PROVIDED MATERIAL:
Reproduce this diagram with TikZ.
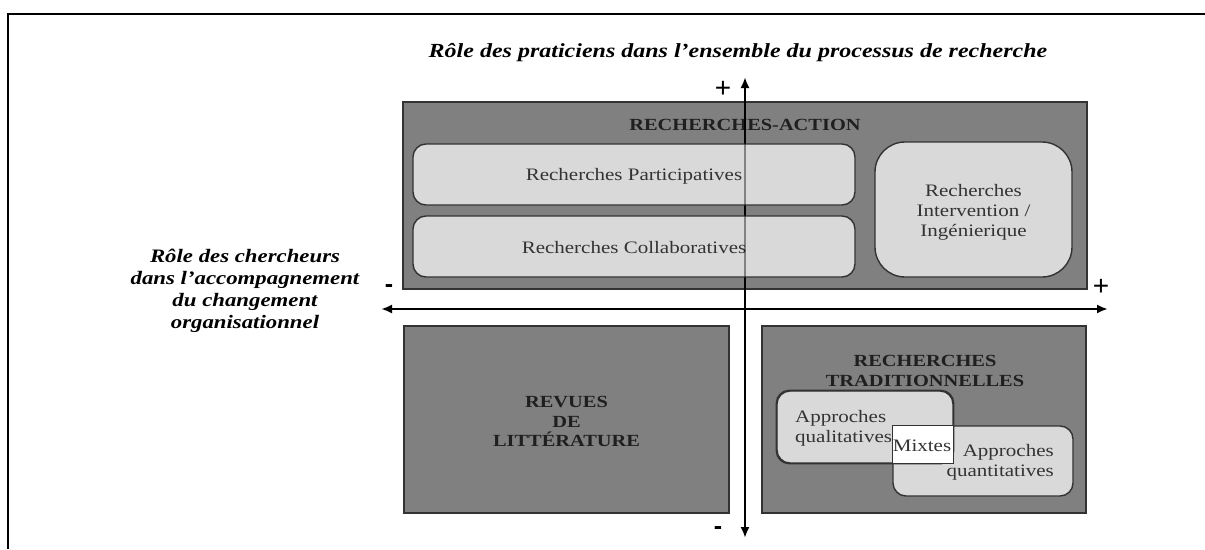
\documentclass[tikz,border=0pt]{standalone}
\usepackage{fontspec}
\setmainfont{Liberation Serif}[FakeStretch=1.2]
\newfontfamily\signfont{Liberation Sans}
\usetikzlibrary{arrows.meta}
\definecolor{boxdark}{HTML}{808080}
\definecolor{boxlight}{HTML}{D9D9D9}
\definecolor{edgedark}{HTML}{333333}
\definecolor{txtgray}{HTML}{333333}
\begin{document}
\begin{tikzpicture}[x=1pt,y=-1pt,
  darkbox/.style={draw=edgedark, line width=1.1pt, fill=boxdark, inner sep=0pt},
  lightbox/.style={draw=edgedark, line width=1.4pt, fill=boxlight, rounded corners=13pt, inner sep=0pt},
  boxtext/.style={font=\fontsize{17.5}{20}\selectfont, text=txtgray, inner sep=0pt},
  headtext/.style={font=\fontsize{17}{19.5}\selectfont\bfseries, text=black!88, align=center, inner sep=0pt},
  axislabel/.style={font=\fontsize{19}{22}\selectfont\bfseries\itshape, align=center, inner sep=0pt},
  sign/.style={font=\signfont\fontsize{28}{28}\selectfont, inner sep=0pt},
  minussign/.style={font=\signfont\bfseries\fontsize{25}{25}\selectfont, inner sep=0pt},
  axis/.style={line width=2.4pt, {Latex[length=11pt,width=9pt]}-{Latex[length=11pt,width=9pt]}}
]
\useasboundingbox (0,0) rectangle (1205,549);
\fill[white] (0,0) rectangle (1205,549);
\draw[line width=2.5pt] (8,549) -- (8,14) -- (1205,14);

% titles of axes
\node[axislabel, font=\fontsize{20}{24}\selectfont\bfseries\itshape] (title) at (738,53)
  {Rôle des praticiens dans l’ensemble du processus de recherche};
\node[axislabel] (leftlab) at (245,291)
  {Rôle des chercheurs\\dans l’accompagnement\\du changement\\organisationnel};

% upper quadrant
\node[darkbox, minimum width=684pt, minimum height=187pt] (ra) at (745,195.5) {};
\node[headtext] (raTitle) at (745,125) {RECHERCHES-ACTION};

% lower quadrants
\node[darkbox, minimum width=325pt, minimum height=187pt] (rev) at (566.5,419.5) {};
\node[headtext] (revText) at (566.5,421.5) {REVUES\\DE\\LITTÉRATURE};
\node[darkbox, minimum width=324pt, minimum height=187pt] (trad) at (924,419.5) {};
\node[headtext] (tradTitle) at (925,371) {RECHERCHES\\TRADITIONNELLES};

% axes
\coordinate (vtop) at (745,77);
\coordinate (vbot) at (745,538);
\coordinate (hleft) at (381,309);
\coordinate (hright) at (1108,309);
\draw[axis] (vbot) -- (vtop);
\draw[axis] (hleft) -- (hright);

% boxes of the upper quadrant
\node[lightbox, minimum width=442pt, minimum height=61pt] (part) at (634,174.5) {};
\node[boxtext] (partText) at (634,176) {Recherches Participatives};
\node[lightbox, minimum width=442pt, minimum height=61pt] (coll) at (634,246.5) {};
\node[boxtext] (collText) at (634,248) {Recherches Collaboratives};
\node[lightbox, rounded corners=30pt, minimum width=197pt, minimum height=135pt] (interv) at (973.5,209.5) {};
\node[boxtext, align=center] (intervText) at (973.5,212) {Recherches\\Intervention /\\Ingénierique};

% axis seen through the light boxes
\draw[line width=2.4pt, black, opacity=0.4] (ra.north) -- (ra.south);

% boxes of the traditional research
\node[lightbox, minimum width=176pt, minimum height=72pt] (qual) at (865,427) {};
\node[lightbox, minimum width=180pt, minimum height=70pt] (quant) at (983,461) {};
\draw[edgedark, line width=1.4pt, rounded corners=13pt] (qual.north west) rectangle (qual.south east);
\draw[edgedark, line width=1.2pt, fill=white] (quant.north west) rectangle (qual.south east);
\node[boxtext, align=left, anchor=west] (qualText) at (795,428) {Approches\\qualitatives};
\node[boxtext, align=right, anchor=east] (quantText) at (1054,462.5) {Approches\\quantitatives};
\node[boxtext] (mixText) at (922,446) {Mixtes};

% signs
\node[sign] (plusTop) at (723,89) {+};
\node[sign] (plusRight) at (1101,287) {+};
\node[minussign] (minusLeft) at (389,289) {-};
\node[minussign] (minusBottom) at (718,531) {-};
\end{tikzpicture}
\end{document}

TASK DIRECTIONS: Make an exact copy of the listing above. Do not include the pictures.

RESPONSE FOR THIS EXERCISE:
Reproduce this diagram with TikZ.
\documentclass[tikz,border=0pt]{standalone}
\usepackage{fontspec}
\setmainfont{Liberation Serif}[FakeStretch=1.2]
\newfontfamily\signfont{Liberation Sans}
\usetikzlibrary{arrows.meta}
\definecolor{boxdark}{HTML}{808080}
\definecolor{boxlight}{HTML}{D9D9D9}
\definecolor{edgedark}{HTML}{333333}
\definecolor{txtgray}{HTML}{333333}
\begin{document}
\begin{tikzpicture}[x=1pt,y=-1pt,
  darkbox/.style={draw=edgedark, line width=1.1pt, fill=boxdark, inner sep=0pt},
  lightbox/.style={draw=edgedark, line width=1.4pt, fill=boxlight, rounded corners=13pt, inner sep=0pt},
  boxtext/.style={font=\fontsize{17.5}{20}\selectfont, text=txtgray, inner sep=0pt},
  headtext/.style={font=\fontsize{17}{19.5}\selectfont\bfseries, text=black!88, align=center, inner sep=0pt},
  axislabel/.style={font=\fontsize{19}{22}\selectfont\bfseries\itshape, align=center, inner sep=0pt},
  sign/.style={font=\signfont\fontsize{28}{28}\selectfont, inner sep=0pt},
  minussign/.style={font=\signfont\bfseries\fontsize{25}{25}\selectfont, inner sep=0pt},
  axis/.style={line width=2.4pt, {Latex[length=11pt,width=9pt]}-{Latex[length=11pt,width=9pt]}}
]
\useasboundingbox (0,0) rectangle (1205,549);
\fill[white] (0,0) rectangle (1205,549);
\draw[line width=2.5pt] (8,549) -- (8,14) -- (1205,14);

% titles of axes
\node[axislabel, font=\fontsize{20}{24}\selectfont\bfseries\itshape] (title) at (738,53)
  {Rôle des praticiens dans l’ensemble du processus de recherche};
\node[axislabel] (leftlab) at (245,291)
  {Rôle des chercheurs\\dans l’accompagnement\\du changement\\organisationnel};

% upper quadrant
\node[darkbox, minimum width=684pt, minimum height=187pt] (ra) at (745,195.5) {};
\node[headtext] (raTitle) at (745,125) {RECHERCHES-ACTION};

% lower quadrants
\node[darkbox, minimum width=325pt, minimum height=187pt] (rev) at (566.5,419.5) {};
\node[headtext] (revText) at (566.5,421.5) {REVUES\\DE\\LITTÉRATURE};
\node[darkbox, minimum width=324pt, minimum height=187pt] (trad) at (924,419.5) {};
\node[headtext] (tradTitle) at (925,371) {RECHERCHES\\TRADITIONNELLES};

% axes
\coordinate (vtop) at (745,77);
\coordinate (vbot) at (745,538);
\coordinate (hleft) at (381,309);
\coordinate (hright) at (1108,309);
\draw[axis] (vbot) -- (vtop);
\draw[axis] (hleft) -- (hright);

% boxes of the upper quadrant
\node[lightbox, minimum width=442pt, minimum height=61pt] (part) at (634,174.5) {};
\node[boxtext] (partText) at (634,176) {Recherches Participatives};
\node[lightbox, minimum width=442pt, minimum height=61pt] (coll) at (634,246.5) {};
\node[boxtext] (collText) at (634,248) {Recherches Collaboratives};
\node[lightbox, rounded corners=30pt, minimum width=197pt, minimum height=135pt] (interv) at (973.5,209.5) {};
\node[boxtext, align=center] (intervText) at (973.5,212) {Recherches\\Intervention /\\Ingénierique};

% axis seen through the light boxes
\draw[line width=2.4pt, black, opacity=0.4] (ra.north) -- (ra.south);

% boxes of the traditional research
\node[lightbox, minimum width=176pt, minimum height=72pt] (qual) at (865,427) {};
\node[lightbox, minimum width=180pt, minimum height=70pt] (quant) at (983,461) {};
\draw[edgedark, line width=1.4pt, rounded corners=13pt] (qual.north west) rectangle (qual.south east);
\draw[edgedark, line width=1.2pt, fill=white] (quant.north west) rectangle (qual.south east);
\node[boxtext, align=left, anchor=west] (qualText) at (795,428) {Approches\\qualitatives};
\node[boxtext, align=right, anchor=east] (quantText) at (1054,462.5) {Approches\\quantitatives};
\node[boxtext] (mixText) at (922,446) {Mixtes};

% signs
\node[sign] (plusTop) at (723,89) {+};
\node[sign] (plusRight) at (1101,287) {+};
\node[minussign] (minusLeft) at (389,289) {-};
\node[minussign] (minusBottom) at (718,531) {-};
\end{tikzpicture}
\end{document}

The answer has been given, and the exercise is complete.